2-    /bin           

It stand for binary and it store binary files which are related to the system such as mount,is,rm,etc..

3-    /boot         

This folder is stored files related to boot process, including the kernel.

Kernel: The kernel is the core component of the Linux operating system. It acts as a bridge between the hardware and the software, and manages system resources such as the CPU, memory, and input/output devices.

4-    /dev             

This directory contains files that represent all the devices connected to your Linux machine, including hard drives, printers, and other hardware.

5-    /etc            

Stands for et cetera , this directory is responsable for storing all the system configratuion and database files.

6-    /home       

This is the user directory, It contains the personal files and settings.

7-    /lib            

In our definision it stands for library , this directory contains shared library files that are required by the system and applications to run.

8-     /media     

Usually, it is used as a mount point for external media such as CD/DVD ROM, USB.

9-    /mnt         

This directory is used as a mount point for external media such as CD/DVD-ROM and USB drives.

10-    /opt        

This directory is used to store files that are not managed by the package manager.

11-    /proc      

This directory is a virtual filesystem that provides information about the system.

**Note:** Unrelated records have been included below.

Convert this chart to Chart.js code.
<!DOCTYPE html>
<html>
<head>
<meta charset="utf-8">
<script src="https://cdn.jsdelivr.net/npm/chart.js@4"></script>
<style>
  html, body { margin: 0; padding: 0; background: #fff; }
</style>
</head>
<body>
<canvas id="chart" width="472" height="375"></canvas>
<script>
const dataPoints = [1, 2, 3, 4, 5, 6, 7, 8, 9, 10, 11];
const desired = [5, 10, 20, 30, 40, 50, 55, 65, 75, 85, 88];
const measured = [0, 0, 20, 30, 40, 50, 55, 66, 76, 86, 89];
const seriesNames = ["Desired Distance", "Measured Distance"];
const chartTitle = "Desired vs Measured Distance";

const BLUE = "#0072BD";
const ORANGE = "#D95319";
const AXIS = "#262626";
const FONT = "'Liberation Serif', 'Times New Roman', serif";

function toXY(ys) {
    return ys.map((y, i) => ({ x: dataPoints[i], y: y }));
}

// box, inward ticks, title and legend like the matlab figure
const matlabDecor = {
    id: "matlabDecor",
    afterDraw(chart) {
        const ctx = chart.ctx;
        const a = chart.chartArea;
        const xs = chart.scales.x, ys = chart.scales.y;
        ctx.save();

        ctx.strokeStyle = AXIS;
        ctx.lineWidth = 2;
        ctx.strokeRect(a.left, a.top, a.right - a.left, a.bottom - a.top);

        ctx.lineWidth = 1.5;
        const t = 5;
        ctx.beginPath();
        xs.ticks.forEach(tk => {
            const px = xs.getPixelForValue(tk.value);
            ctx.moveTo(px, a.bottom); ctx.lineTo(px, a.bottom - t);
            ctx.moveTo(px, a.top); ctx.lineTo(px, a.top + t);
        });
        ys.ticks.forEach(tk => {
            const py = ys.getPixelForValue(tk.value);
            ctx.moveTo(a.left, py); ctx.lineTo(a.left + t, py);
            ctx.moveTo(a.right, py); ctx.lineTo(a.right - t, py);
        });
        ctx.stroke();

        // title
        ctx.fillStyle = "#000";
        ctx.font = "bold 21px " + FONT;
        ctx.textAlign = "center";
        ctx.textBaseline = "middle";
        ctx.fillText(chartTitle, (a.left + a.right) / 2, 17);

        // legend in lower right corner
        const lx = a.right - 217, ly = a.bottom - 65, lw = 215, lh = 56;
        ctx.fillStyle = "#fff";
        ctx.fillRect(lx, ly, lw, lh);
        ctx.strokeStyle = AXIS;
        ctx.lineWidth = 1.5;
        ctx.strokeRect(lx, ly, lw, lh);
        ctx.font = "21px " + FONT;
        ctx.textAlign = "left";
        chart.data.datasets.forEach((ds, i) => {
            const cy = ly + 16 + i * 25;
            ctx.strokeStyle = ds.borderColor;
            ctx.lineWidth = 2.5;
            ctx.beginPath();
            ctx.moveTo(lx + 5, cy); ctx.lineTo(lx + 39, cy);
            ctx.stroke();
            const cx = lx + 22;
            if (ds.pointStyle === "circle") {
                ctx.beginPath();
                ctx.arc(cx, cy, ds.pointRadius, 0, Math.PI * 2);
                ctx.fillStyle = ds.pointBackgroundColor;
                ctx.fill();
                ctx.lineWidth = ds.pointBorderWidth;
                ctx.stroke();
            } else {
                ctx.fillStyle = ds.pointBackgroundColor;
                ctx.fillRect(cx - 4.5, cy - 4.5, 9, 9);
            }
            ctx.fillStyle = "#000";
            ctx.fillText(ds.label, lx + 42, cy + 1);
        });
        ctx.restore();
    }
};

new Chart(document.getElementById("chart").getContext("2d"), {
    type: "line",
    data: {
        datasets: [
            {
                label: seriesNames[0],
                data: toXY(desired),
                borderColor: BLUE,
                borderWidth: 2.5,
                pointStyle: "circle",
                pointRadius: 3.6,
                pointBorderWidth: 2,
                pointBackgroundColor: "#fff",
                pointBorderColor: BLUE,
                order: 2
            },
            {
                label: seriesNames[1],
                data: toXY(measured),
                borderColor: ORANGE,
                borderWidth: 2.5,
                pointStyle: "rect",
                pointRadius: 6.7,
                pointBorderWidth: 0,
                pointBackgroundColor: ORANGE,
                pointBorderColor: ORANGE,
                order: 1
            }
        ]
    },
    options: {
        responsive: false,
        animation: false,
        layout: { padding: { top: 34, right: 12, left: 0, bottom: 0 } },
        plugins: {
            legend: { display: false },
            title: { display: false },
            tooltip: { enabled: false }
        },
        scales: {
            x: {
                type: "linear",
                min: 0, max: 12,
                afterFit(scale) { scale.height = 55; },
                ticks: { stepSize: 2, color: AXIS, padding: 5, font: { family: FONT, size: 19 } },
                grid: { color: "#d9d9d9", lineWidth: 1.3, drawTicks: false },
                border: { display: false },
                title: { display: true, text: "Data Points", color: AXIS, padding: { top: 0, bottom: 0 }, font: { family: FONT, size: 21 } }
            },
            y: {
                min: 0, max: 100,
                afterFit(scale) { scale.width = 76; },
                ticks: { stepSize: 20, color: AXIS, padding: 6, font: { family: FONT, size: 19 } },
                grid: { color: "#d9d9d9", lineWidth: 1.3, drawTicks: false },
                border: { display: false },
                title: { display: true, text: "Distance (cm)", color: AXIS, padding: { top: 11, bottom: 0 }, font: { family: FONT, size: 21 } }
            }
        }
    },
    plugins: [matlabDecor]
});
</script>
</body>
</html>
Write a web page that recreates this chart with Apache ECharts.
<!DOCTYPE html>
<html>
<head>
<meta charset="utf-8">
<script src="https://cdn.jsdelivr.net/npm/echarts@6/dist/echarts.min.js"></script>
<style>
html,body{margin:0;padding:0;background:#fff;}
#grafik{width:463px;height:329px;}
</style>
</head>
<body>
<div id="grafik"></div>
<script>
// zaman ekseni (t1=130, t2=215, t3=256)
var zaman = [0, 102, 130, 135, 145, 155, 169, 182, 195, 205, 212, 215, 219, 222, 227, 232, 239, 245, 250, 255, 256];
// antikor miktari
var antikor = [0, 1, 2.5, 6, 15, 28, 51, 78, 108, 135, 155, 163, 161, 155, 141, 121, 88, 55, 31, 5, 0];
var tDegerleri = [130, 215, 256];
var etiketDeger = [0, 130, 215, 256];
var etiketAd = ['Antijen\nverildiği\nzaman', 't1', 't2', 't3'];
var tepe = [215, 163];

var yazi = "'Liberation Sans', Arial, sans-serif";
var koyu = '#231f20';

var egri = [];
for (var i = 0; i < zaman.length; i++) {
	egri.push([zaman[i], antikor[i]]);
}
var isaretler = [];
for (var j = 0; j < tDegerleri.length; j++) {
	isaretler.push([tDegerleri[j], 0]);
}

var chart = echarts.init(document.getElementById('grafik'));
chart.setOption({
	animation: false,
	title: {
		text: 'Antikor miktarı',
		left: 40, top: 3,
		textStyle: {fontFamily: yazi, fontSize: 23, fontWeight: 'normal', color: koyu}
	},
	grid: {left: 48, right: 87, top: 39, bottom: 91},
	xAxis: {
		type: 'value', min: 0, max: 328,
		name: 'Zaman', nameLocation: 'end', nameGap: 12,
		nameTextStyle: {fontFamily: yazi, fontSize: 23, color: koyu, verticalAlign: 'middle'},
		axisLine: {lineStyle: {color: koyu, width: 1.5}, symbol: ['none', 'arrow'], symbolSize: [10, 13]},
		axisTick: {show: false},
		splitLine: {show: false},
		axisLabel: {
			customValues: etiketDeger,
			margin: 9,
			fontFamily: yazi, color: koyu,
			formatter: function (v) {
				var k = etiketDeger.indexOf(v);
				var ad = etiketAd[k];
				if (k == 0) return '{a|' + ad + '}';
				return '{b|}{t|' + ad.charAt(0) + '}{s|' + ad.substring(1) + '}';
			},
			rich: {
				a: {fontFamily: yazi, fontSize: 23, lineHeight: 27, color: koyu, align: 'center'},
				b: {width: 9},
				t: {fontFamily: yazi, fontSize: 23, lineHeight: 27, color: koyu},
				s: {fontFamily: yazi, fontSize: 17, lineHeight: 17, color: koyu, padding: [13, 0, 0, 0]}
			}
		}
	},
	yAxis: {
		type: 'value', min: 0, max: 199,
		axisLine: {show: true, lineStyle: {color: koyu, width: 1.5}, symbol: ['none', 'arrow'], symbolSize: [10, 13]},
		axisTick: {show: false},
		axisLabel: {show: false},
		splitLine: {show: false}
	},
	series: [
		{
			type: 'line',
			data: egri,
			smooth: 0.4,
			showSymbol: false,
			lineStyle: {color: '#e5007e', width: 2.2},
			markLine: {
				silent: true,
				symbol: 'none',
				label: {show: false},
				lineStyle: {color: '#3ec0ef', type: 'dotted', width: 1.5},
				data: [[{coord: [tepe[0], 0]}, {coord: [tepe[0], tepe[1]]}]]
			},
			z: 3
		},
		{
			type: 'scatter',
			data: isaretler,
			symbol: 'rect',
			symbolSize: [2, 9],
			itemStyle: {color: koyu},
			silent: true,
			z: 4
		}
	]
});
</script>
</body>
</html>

Below are some information:

  • Information about system memory usage, including total memory, free memory, and memory used by individual processes
  • Information about the currently running processes, including process IDs, memory usage, and CPU utilization
  • Information about system hardware, including CPU type and speed, device drivers, and input/output devices
  • Information about the system's network configuration, including network interfaces and their associated IP addresses
  • Information about system performance, including CPU and disk utilization and system load averages

12-    /sys        

Store information related about linux system.

13-    /tmp      

This directory is used as a temporary folder for applications.

14-    /usr        

This directory contains user utilities and applications. It is one of the largest directories in the Linux file system hierarchy.

15-    /var        

This directory contains variable data files, including log files, databases, and other files that change frequently during system operation.